━━━ Records to process

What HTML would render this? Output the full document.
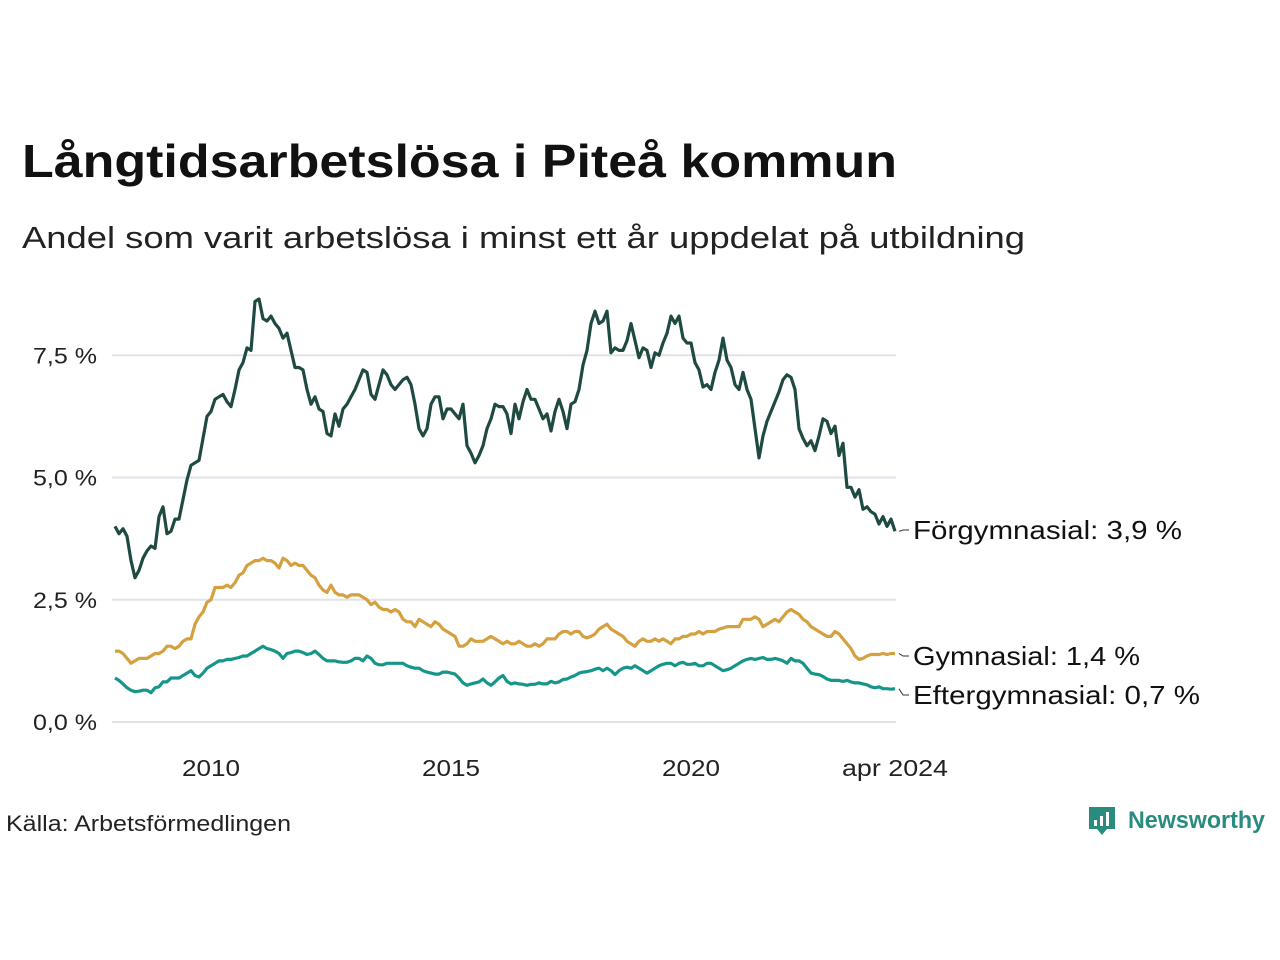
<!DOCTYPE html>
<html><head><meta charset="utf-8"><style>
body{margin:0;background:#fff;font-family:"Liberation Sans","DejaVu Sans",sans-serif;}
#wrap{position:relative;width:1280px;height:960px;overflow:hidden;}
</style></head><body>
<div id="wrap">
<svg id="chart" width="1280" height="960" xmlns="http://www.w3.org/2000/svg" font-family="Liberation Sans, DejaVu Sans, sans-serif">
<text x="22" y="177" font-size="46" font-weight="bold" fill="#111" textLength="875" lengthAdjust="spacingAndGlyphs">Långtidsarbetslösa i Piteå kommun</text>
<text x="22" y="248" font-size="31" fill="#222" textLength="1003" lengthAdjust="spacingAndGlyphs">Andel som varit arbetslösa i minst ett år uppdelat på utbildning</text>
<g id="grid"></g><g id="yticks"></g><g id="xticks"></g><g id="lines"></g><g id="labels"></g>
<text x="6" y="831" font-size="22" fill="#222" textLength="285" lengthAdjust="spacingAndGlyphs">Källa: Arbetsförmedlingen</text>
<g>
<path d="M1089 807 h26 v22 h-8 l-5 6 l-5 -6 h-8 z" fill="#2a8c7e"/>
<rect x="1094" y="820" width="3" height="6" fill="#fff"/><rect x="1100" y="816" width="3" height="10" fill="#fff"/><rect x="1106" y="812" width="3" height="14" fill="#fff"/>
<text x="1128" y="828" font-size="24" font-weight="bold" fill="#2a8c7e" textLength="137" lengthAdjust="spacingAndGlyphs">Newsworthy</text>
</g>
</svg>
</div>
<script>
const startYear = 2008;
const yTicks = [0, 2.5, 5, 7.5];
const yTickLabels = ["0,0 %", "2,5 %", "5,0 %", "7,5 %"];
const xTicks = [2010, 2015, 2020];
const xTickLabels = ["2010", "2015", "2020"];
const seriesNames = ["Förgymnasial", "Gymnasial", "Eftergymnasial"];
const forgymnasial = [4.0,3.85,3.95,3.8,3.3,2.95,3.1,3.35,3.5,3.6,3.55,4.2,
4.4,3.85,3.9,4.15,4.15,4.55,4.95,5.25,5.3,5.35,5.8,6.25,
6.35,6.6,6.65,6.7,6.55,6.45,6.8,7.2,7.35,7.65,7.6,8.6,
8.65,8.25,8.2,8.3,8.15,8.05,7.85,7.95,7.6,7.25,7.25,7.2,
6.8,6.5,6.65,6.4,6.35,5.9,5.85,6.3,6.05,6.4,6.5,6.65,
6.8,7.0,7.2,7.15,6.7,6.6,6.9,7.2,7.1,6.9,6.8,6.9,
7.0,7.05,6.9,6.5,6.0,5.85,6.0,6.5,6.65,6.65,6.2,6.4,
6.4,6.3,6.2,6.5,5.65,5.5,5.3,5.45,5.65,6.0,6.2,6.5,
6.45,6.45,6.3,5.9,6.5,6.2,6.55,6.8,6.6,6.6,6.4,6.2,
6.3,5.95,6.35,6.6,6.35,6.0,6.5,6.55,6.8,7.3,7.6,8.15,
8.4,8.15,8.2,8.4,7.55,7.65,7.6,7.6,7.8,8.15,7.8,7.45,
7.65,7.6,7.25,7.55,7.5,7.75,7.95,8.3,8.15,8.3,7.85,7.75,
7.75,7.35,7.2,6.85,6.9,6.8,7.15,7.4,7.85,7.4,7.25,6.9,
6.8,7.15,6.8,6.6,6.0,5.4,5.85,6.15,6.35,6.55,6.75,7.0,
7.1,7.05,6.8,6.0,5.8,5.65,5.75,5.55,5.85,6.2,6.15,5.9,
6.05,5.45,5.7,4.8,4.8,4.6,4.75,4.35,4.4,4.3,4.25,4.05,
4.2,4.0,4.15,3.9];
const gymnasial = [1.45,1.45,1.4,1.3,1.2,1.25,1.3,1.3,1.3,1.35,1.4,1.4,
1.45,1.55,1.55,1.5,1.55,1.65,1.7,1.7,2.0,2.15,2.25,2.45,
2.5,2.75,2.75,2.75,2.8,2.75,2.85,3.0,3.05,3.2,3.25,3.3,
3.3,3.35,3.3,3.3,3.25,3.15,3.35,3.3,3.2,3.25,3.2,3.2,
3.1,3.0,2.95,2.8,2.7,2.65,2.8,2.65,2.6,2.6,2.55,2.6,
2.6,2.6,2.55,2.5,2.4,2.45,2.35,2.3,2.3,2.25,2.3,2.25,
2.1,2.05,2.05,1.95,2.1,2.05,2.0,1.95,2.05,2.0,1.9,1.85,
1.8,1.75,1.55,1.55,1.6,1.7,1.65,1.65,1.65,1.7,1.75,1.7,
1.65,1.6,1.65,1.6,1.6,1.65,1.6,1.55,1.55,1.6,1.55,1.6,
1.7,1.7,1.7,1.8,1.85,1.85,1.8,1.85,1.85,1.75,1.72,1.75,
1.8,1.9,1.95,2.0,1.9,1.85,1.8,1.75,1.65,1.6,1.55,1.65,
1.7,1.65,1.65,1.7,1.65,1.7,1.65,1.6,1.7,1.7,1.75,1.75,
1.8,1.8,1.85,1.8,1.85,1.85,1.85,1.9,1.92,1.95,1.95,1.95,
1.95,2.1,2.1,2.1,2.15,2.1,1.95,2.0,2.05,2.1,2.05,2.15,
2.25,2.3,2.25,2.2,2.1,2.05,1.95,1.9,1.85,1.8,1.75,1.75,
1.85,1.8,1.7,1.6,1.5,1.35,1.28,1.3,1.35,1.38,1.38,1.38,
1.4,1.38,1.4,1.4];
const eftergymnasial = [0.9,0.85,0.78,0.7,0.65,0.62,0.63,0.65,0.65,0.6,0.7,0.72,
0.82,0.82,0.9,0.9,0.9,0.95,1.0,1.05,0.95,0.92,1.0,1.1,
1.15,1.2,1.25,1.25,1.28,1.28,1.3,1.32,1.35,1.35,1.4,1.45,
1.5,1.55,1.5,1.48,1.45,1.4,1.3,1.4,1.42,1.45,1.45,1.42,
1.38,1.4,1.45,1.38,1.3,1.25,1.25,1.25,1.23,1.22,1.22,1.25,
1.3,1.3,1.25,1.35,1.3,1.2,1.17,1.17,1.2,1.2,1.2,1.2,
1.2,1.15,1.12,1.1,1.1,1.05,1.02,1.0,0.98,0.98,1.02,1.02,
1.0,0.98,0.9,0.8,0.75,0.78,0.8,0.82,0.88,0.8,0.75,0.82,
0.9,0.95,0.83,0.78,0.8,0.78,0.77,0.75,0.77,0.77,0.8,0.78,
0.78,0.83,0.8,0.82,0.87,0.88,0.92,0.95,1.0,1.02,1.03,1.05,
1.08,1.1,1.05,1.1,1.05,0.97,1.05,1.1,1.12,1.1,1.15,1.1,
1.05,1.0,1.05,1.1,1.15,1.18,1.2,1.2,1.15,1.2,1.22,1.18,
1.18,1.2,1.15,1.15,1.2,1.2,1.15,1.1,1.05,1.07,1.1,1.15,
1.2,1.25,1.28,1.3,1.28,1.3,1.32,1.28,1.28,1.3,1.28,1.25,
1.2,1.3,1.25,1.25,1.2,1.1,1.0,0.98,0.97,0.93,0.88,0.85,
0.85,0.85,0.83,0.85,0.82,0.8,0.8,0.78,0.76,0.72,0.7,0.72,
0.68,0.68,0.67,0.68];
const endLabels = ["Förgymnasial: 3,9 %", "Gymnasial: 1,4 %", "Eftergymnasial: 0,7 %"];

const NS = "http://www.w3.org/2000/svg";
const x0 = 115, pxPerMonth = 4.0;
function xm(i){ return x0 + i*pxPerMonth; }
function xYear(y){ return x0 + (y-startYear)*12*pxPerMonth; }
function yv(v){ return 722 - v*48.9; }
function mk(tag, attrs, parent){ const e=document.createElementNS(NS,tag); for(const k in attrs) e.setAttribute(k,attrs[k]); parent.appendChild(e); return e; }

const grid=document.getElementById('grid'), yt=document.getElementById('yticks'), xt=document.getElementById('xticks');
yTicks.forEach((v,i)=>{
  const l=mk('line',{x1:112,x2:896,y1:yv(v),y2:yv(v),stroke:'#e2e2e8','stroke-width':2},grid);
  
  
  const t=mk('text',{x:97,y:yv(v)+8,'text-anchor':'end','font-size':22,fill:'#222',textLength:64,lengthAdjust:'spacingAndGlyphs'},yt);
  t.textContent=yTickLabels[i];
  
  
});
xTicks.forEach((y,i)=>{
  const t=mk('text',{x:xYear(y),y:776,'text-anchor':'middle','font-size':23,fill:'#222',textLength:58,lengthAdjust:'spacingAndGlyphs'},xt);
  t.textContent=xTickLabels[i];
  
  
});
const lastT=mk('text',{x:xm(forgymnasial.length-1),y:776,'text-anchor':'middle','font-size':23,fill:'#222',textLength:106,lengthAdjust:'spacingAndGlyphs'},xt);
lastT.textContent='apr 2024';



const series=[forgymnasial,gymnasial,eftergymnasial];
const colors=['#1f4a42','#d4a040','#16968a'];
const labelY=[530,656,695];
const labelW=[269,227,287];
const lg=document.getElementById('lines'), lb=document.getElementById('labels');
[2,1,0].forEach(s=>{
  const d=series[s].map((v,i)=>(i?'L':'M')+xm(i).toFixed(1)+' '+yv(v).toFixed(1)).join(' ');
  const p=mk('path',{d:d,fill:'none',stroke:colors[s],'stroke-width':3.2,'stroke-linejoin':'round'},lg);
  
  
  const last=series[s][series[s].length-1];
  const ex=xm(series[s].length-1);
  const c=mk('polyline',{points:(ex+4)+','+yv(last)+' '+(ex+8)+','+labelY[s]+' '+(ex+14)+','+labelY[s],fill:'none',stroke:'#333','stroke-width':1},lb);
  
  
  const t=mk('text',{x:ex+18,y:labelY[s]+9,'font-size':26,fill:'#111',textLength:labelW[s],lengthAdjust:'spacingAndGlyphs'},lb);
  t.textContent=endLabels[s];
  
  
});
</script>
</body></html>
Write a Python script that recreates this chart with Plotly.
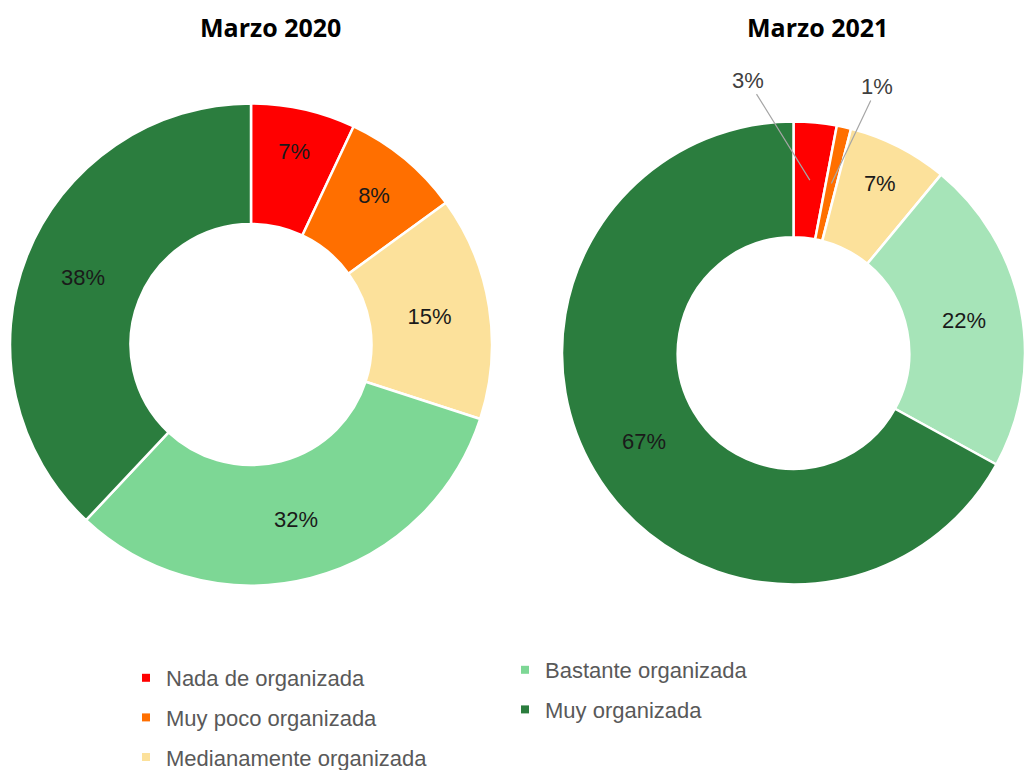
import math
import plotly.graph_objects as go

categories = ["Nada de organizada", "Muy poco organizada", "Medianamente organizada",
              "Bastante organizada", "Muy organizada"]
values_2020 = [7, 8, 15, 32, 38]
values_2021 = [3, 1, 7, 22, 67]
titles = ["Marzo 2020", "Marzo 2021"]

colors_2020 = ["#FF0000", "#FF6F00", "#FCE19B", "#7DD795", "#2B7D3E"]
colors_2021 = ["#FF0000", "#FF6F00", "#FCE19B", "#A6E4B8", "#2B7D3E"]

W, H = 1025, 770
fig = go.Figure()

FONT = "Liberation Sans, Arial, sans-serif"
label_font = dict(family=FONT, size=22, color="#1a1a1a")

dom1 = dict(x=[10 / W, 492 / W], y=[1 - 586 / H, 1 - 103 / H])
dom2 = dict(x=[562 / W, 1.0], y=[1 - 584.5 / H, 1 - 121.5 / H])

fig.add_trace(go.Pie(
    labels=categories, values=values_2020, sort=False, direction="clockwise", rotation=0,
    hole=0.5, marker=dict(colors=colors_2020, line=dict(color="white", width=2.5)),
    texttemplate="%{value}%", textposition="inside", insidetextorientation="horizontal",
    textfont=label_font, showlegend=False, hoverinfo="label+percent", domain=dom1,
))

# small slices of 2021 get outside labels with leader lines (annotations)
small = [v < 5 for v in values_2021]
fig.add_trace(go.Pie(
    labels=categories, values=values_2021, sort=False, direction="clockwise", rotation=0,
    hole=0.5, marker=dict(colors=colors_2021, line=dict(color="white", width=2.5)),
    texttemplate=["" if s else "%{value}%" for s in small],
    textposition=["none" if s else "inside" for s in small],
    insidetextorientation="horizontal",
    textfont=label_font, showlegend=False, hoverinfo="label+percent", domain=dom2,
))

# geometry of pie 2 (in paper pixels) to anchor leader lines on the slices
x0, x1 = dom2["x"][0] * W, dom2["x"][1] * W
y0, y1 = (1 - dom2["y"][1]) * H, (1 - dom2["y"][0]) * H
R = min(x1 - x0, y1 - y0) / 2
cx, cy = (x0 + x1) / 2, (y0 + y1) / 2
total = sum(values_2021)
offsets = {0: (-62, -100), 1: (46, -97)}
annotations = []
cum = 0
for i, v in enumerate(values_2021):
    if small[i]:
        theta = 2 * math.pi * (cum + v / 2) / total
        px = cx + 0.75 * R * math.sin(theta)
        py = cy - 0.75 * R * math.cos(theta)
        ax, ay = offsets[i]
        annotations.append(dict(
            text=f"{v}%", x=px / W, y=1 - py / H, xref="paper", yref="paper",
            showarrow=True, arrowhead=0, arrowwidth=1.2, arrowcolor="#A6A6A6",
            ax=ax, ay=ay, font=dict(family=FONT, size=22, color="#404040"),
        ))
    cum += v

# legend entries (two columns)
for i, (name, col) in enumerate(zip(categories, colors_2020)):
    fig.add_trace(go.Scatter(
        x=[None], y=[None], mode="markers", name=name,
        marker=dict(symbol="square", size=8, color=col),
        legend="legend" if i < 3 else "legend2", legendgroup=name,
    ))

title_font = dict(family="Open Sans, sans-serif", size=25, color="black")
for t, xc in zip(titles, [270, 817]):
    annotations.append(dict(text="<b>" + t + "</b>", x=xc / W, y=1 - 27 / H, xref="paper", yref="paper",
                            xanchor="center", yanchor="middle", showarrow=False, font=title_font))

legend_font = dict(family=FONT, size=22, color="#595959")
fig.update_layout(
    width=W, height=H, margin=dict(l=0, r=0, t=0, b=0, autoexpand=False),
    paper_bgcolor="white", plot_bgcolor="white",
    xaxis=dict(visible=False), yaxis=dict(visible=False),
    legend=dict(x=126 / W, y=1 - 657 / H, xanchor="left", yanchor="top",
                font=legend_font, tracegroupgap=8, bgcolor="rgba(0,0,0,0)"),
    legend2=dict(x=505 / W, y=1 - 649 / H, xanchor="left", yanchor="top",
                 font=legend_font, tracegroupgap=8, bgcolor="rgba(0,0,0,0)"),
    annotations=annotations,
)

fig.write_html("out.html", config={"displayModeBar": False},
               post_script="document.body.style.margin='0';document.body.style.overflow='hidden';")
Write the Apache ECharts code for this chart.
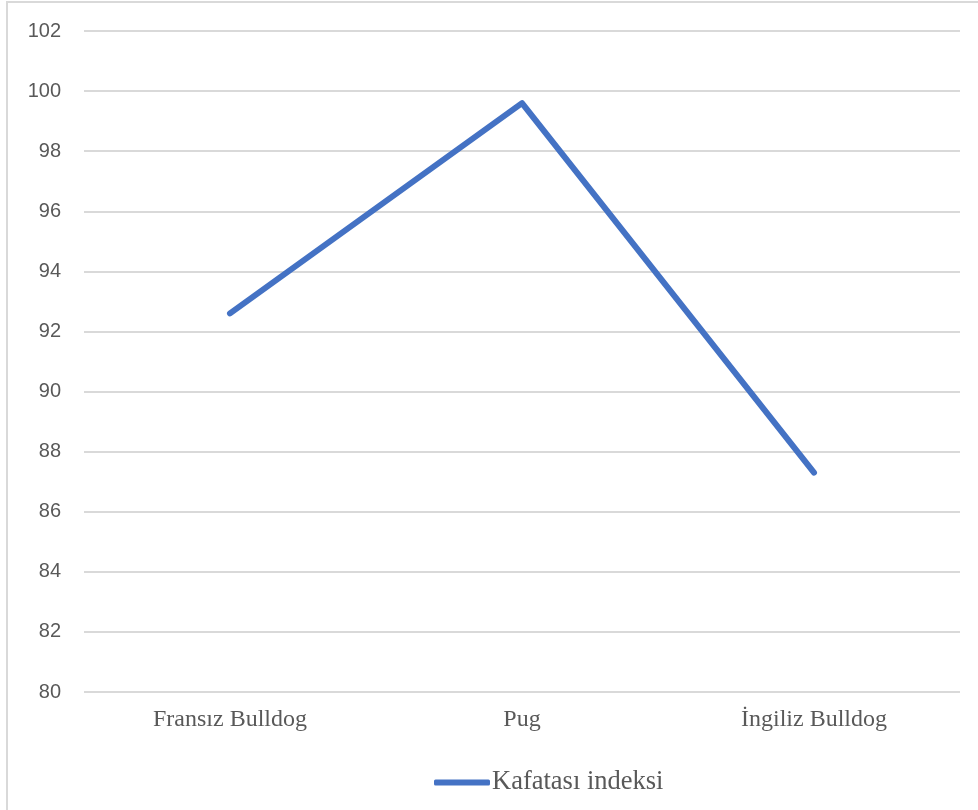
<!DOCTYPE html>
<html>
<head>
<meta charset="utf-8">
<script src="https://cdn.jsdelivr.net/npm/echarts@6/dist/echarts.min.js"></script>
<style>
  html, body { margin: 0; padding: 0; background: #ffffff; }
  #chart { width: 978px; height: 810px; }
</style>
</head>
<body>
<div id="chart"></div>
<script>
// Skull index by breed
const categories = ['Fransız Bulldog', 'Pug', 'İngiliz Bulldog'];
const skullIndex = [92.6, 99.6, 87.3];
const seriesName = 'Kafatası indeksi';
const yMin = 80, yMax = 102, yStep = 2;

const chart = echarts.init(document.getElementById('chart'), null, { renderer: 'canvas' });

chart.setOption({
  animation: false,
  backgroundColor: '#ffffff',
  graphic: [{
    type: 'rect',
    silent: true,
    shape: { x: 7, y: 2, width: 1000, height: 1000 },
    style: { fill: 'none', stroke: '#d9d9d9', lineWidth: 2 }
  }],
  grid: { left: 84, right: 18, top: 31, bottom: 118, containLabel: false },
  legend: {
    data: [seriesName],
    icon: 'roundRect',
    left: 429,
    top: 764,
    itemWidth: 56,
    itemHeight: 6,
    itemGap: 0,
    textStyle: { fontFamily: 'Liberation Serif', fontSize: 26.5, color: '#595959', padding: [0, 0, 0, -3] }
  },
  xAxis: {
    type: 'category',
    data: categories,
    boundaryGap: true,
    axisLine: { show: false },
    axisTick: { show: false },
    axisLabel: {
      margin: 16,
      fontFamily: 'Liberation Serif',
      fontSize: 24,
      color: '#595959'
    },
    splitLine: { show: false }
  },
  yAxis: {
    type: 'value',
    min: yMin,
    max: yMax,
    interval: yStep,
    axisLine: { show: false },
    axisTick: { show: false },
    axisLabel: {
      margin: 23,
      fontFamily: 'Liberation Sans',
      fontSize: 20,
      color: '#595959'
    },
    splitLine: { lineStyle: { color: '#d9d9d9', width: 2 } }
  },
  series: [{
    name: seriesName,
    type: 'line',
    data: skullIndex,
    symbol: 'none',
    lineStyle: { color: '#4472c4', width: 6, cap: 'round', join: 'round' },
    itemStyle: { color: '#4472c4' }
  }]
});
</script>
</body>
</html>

━━━━━━

» What you have to do
Start at the line containing "Write a Python" and stop at the line containing "fig = go.Figure()"; transcribe those lines exactly, skipping pictures.

» Answer
Write a Python script that recreates this chart with Plotly.
import math
import plotly.graph_objects as go

categories = ["Nada de organizada", "Muy poco organizada", "Medianamente organizada",
              "Bastante organizada", "Muy organizada"]
values_2020 = [7, 8, 15, 32, 38]
values_2021 = [3, 1, 7, 22, 67]
titles = ["Marzo 2020", "Marzo 2021"]

colors_2020 = ["#FF0000", "#FF6F00", "#FCE19B", "#7DD795", "#2B7D3E"]
colors_2021 = ["#FF0000", "#FF6F00", "#FCE19B", "#A6E4B8", "#2B7D3E"]

W, H = 1025, 770
fig = go.Figure()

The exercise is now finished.